Anderson Squat e Pin Squat sono due varianti del classico squat con bilanciere che possono aiutarti ad uscire dallo stallo e migliorare la tua forza negli angoli più difficili dell’alzata. In questo articolo ti spiegherò in che cosa consistono queste alzate, come sono nate e come inserirle nei tuoi allenamenti.
Pin Squat e l’Anderson Squat
Pin squat e Anderson Squat sono due esercizi molto simili, con leggere differenze ed entrambi consistono nell’eseguire lo squat in un power rack utilizzando le protezioni, i pin, per limitare l’alzata e lavorare negli angoli difficili.

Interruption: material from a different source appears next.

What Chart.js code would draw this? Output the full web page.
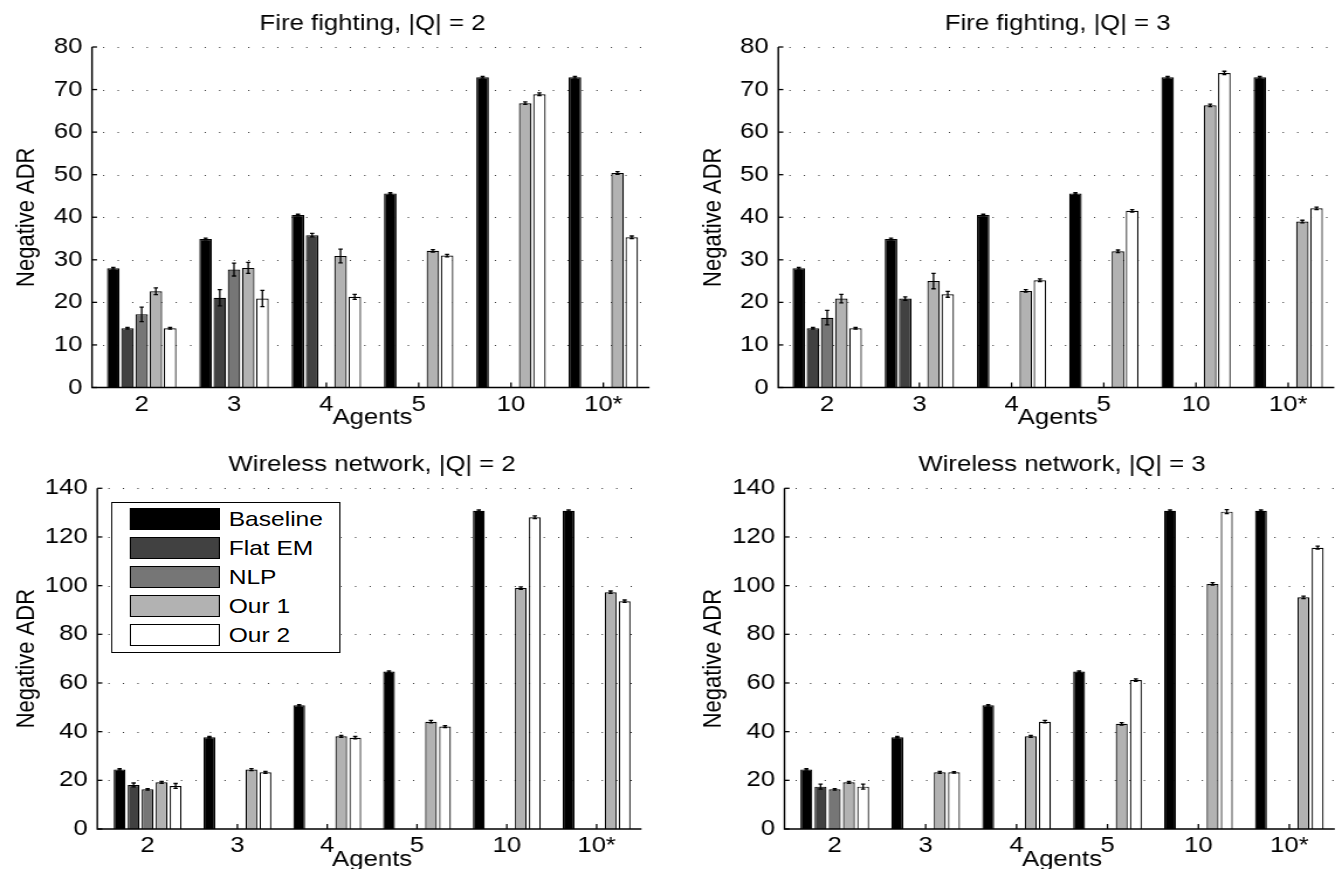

L’Anderson Squat deve il suo nome allo storico strongman Paul Anderson, quello che viene definito ancora oggi uno degli uomini più forti del mondo. I suoi record di forza, in un’epoca in cui sicuramente il doping non era presente quanto oggi, si assestano intorno a 420kg di squat e 285kg di panca piana. Numeri certamente fuori misura!
Il suo approccio consisteva infatti nel prendere un peso che non era assolutamente in grado di gestire full rom e di posizionarlo sui pin del power rack (o di altri supporti) per poi infilarcisi direttamente sotto e sollevarlo solo per brevi porzioni di movimento. Quando riusciva a padroneggiare quel peso per un buon numero di ripetizioni abbassava i supporti e così via fino a riuscire a fare l’alzata full ROM. In altri termini: faceva uno squat dai pin sempre più bassi fino a quando non riusciva ad eseguire l’alzata per tutto il movimento.
La differenza con il Pin squat è proprio questa: dove inizia l’alzata.
Nel Pin Squat l’atleta stacca il peso dal rack (quindi non parte dal basso, ma inizia l’alzata come sempre), si setta e scende fino a poggiare il bilanciere sui pin e ripartire. Così come succede nella Pin Press. Abbiamo quindi uno squat che parte dal basso e uno che parte dall’alto. Non devi quindi rimanere in tensione come nelle normali esecuzioni, ma poggiare il bilanciere sui supporti. Da lì, rimanendo in tensione, dopo una breve pausa con il bilanciere in scarico sui supporti, dovrai tornare nella posizione iniziale.
Muscoli coinvolti
I muscoli coinvolti nell’Anderson Squat e nel pin squat sono i medesimi:
- quadricipiti;
- glutei (più profonda l’alzata, maggiore il loro coinvolgimento);
- femorali;
- polpacci;
- core.
Perché eseguire così lo squat
Partendo da un punto morto nella parte inferiore dell’alzata (o nella parte inferiore di una certa altezza), il ciclo di allungamento/accorciamento non viene sfruttato al massimo, permettendo di:
- Migliorare il tasso di sviluppo della forza da fermo (utile sia ad esercizi come gli stacchi da terra, ma anche per molti sport);
- Permette di migliorare la forza nell’angolo specifico che si sente più problematico. Nello specifico quindi potremmo avere
- altezza al parallelo (poco sopra, pari o poco sotto) – se l’obiettivo è rafforzare l’inversione del movimento, in particolare focus sui glutei
- sopra al parallelo – ideale per chi soffre più che altro di schiena debole piuttosto che di gambe deboli.
Quale scegliere
L’Anderson Squat e il Pin squat offrono agli atleti una valida soluzione per migliorare la forza (concentrica) e di migliorare specifici angoli di lavoro nello squat. Entrambi sono validi, ci sono solo alcune differenze:
- La variante di Anderson è utile per chi è più avanzato e sa settarsi correttamente sotto al bilanciere senza bisogno della fase negativa. È anche un poco più estremo, perché richiede di esercitare forza completamente da fermo.
- La versione dai pin è ottima anche per i principianti. Per quanto si spinga poi effettivamente da fermo, parte dell’energia cinetica accumulata in negativa rimane e permette comunque di essere ben posizionati ed esercitare forza al meglio.
Come inserirlo nella propria scheda
L’Anderson Squat e il Pin Squat possono essere inseriti come variante al classico squat con bilanciere all’interno della propria programmazione. Può essere inserito anche in una variante, come ad esempio front squat o zercher squat a seconda delle necessità. Si prestano bene ad essere inseriti come complementare di forza. Li utilizzerei sia in fase di accumulo che di intensificazione. Se lavori full rom utilizza un ROM di 3-5 ripetizioni circa, con carichi medi (70-85% circa), mentre se lavori a mezzo ROM o meno per focalizzarti sulla chiusura range di ripetizioni è sempre lo stesso, 3-5 ripetizioni circa, ma puoi puntare anche a carichi più elevati come il 90-110%.